The start of a new year is the ideal time to take stock of your food safety practices and commit to meaningful improvements. Unlike personal resolutions that fade by February, these five food safety changes are practical, achievable, and will make a tangible difference to your compliance, your food hygiene rating, and — most importantly — the safety of your customers. Whether you run a single-site restaurant or manage multiple locations, these resolutions will strengthen your operation in 2026.
Resolution 1: Switch to Digital Records
If you are still relying on paper temperature logs, cleaning checklists, and handwritten delivery records, 2026 is the year to go digital. Paper records are prone to being lost, damaged, or filled in retrospectively (which EHOs can spot immediately). Digital record-keeping systems offer time-stamped entries that cannot be backdated, automatic alerts when temperatures fall outside safe ranges, cloud storage that protects records from loss, and easy retrieval during inspections. The investment is modest — many systems are available as affordable monthly subscriptions — and the return in terms of compliance confidence is significant. EHOs increasingly expect to see digital systems and view them as evidence of a well-managed operation.
Resolution 2: Refresh Your HACCP Plan
When did you last review your HACCP plan? If the answer is "when we first wrote it," you are overdue. A HACCP plan is a living document that must reflect your current menu, suppliers, equipment, and processes. Changes to any of these elements can introduce new hazards that your existing plan does not cover. Set a date in January to sit down with your team and walk through every critical control point. Are your critical limits still appropriate? Are your monitoring procedures being followed? Have any corrective actions been needed that suggest a systemic problem? Document the review and keep it as part of your due diligence records.
Resolution 3: Invest in Advanced Training
Level 2 food hygiene is the legal minimum, but it is just that — a minimum. In 2026, consider upgrading your team's skills with advanced food safety training. Level 3 food safety management training equips supervisors and managers with the deeper understanding needed to design, implement, and monitor food safety systems effectively. Specialist courses in allergen management, HACCP principles, and food safety auditing add further value. Training is also a powerful staff retention tool — team members who feel invested in are more likely to stay.
Resolution 4: Calibrate Your Thermometers
Probe thermometers are one of the most important tools in any kitchen, yet they are frequently neglected. An inaccurate thermometer can give you a false sense of security, leading you to believe food has reached a safe temperature when it has not. Calibrate your thermometers at the start of the year and then at least monthly thereafter. The simplest method is the ice point check: fill a container with crushed ice and a small amount of water, insert the probe, and verify it reads between minus 1 and plus 1 degree Celsius. Record every calibration check. Replace any thermometer that consistently reads outside the acceptable range. Budget for new probe thermometers annually — they are inexpensive compared to the cost of a food safety failure.

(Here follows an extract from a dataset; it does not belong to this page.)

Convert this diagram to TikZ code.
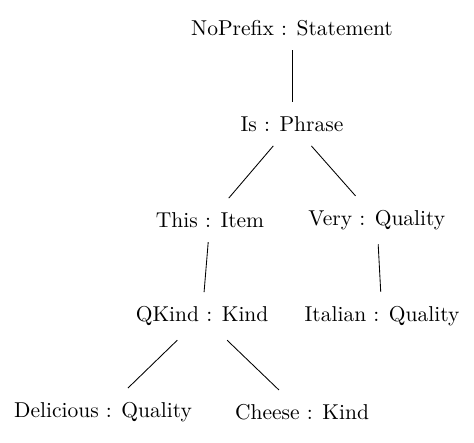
\documentclass[tikz,border=0pt]{standalone}
\usepackage{tikz}
\usetikzlibrary{positioning}

\begin{document}
\begin{tikzpicture}[node distance=1.571cm,on grid,
        every node/.style={inner xsep=2pt,inner ysep=6.5pt},
        tree/.style={line width=0.4pt}]

        \useasboundingbox (0,0) rectangle (7.75,7.24);

        \node (n_root) at (4.774,6.784) {NoPrefix : Statement};
        \node (n_is) [below=of n_root] {Is : Phrase};
        \node (n_this) [below left=1.571cm and 1.34cm of n_is] {This : Item};
        \node (n_very) [below right=1.571cm and 1.388cm of n_is] {Very : Quality};
        \node (n_qkind) [below left=1.571cm and 0.13cm of n_this] {QKind : Kind};
        \node (n_italian) [below right=1.571cm and 0.084cm of n_very] {Italian : Quality};
        \node (n_delicious) [below left=1.571cm and 1.62cm of n_qkind] {Delicious : Quality};
        \node (n_cheese) [below right=1.571cm and 1.635cm of n_qkind] {Cheese : Kind};

        \path[tree] (n_root) edge (n_is)
                    (n_is) edge (n_this)
                           edge (n_very)
                    (n_this) edge (n_qkind)
                    (n_very) edge (n_italian)
                    (n_qkind) edge (n_delicious)
                              edge (n_cheese);
    \end{tikzpicture}
\end{document}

Resolution 5: Build a Food Safety Culture
This is perhaps the most impactful resolution of all. A genuine food safety culture means that every team member — from the head chef to the kitchen porter — understands why food safety matters and takes personal ownership of it. It is the difference between a kitchen where standards are maintained only when the manager is watching and one where they are maintained because everyone genuinely cares. Building this culture requires leading by example, celebrating good practice rather than only punishing failures, encouraging staff to report near-misses without fear of blame, involving the team in food safety decision-making, and making food safety a regular topic in team meetings rather than something discussed only during annual training.
Measuring Your Progress
Resolutions without accountability rarely stick. Use our food hygiene rating improvement checklist to benchmark where you are today and track improvements throughout the year. Take our free risk assessment to identify your most pressing areas for improvement and create a prioritised action plan for the year ahead.
Frequently Asked Questions
How often should a HACCP plan be reviewed?
Your HACCP plan should be reviewed at least annually, and additionally whenever there are changes to your menu, suppliers, equipment, premises, or processes. Any food safety incident should also trigger an immediate review of the relevant sections.
What is the best digital record-keeping system for small restaurants?
There are several affordable options designed specifically for UK food businesses. Look for a system that offers temperature logging, cleaning checklists, delivery checks, and supplier management in one platform. The key features to prioritise are time-stamped entries, automatic alerts, and easy export for EHO inspections.
Is Level 3 food safety training worth the investment?
Absolutely. Level 3 training gives managers the knowledge to design and manage food safety systems, conduct internal audits, and respond effectively to incidents. EHOs view Level 3 qualified managers as a strong indicator of a well-run operation, which can positively influence your food hygiene rating.